I try to listen to what their saying but quickly gather that they’re not from here. I can’t figure out the language, maybe Turkish maybe Hungarian. I wish I had a better understanding of languages. But the language isn’t important. They continue to talk and laugh.
As the shuttle inches toward the airport, I start to wonder whether they are starting a trip or ending one. But as I look closer at their faces I can see the tiredness that lies on the other side of their smile. They are no longer fueled with the excitement of adventure before them, but instead filled with the satisfaction of the memories they’ve made.
Their clothing is outfitted from tourist shops across the country, and helps me to piece their journey together. An “I LOVE NY” wristband, a Statue of Liberty keychain on their luggage, a t-shirt with Chicago emblazoned across the chest, a hat with the Hollywood sign stitched across the top.
A thought enters my head and I wonder whether they had fun on their trip.
Whether they liked seeing the sites of this country.
The sites of MY country.
I suddenly feel vested in their journey, hoping that they loved this country as much as I do. Like recommending a favorite movie to a friend and wanting them to laugh and smile and cry at all the same places I did.
I’m too far away to talk to them, to ask them about their trip, but I wonder what I would want them to see. How would I show them America? How would I explain this incredible country to them?
My mind fills with images of landmarks, but I quickly dismiss them. Landmarks help to tell our history on the surface but don’t come close to explaining my love for the United States. Rattling off landmarks would be like using only my son’s hair color to try to fully describe what he means to me.
The shuttle lurches forward and I become lost in thought of how to describe the feelings I have for my country?
I imagine that if you asked a hundred people what makes this country so incredible, you would get a hundred different answers.
I think of other things that I love with all my heart, and I instantly picture my family. And as this thought passes through my head I suddenly realize that words will never be enough to fully convey this feeling. I could write everyday for the rest of my life and I would still never be able to capture what my heart knows to be true.
Describing the meaning of this country, becomes an impossible task. I am frustrated with myself, but give up on finding the perfect words to describe what it means to be an American.
As I become lost in my thoughts, time has disappeared, and I am suddenly brought back to reality as the bus pulls up to the terminal.
This isn’t my stop and my attention turns back to the girls. I watch as they lift their huge backpacks and get off the bus. Through the window I can see them still giggling, and I wish one last time that they saw the awesomeness of this country before returning to their own. I try again to formulate the perfect words in my head, but they don’t come.
I watch as one of the girls says something to her friends and they all start searching for something. They look on each other’s backpacks, and then turn their attention toward the ground. They’ve lost something and they seem panicked.
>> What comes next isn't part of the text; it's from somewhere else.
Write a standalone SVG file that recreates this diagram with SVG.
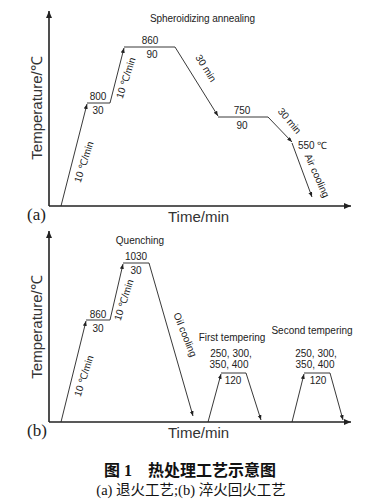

The shuttle driver starts to pull away from the curb and then suddenly slams on the brakes and hops off the bus. Through the window I see that whatever the girls had lost, the driver must have found.
The girls take a second, throw their backpacks on and head into the airport. As they do I see that the thing they had lost is now sticking out of the top of one of their backpacks. It’s a small flag made up of red stripes, white strips, and fifty little stars perfectly distributed over a blue rectangular background.
It is absolutely beautiful.
In that moment I realize that the American Flag has the power to convey all the feelings that I couldn’t in words. In that moment I know that the girls saw the America that I would want them to see.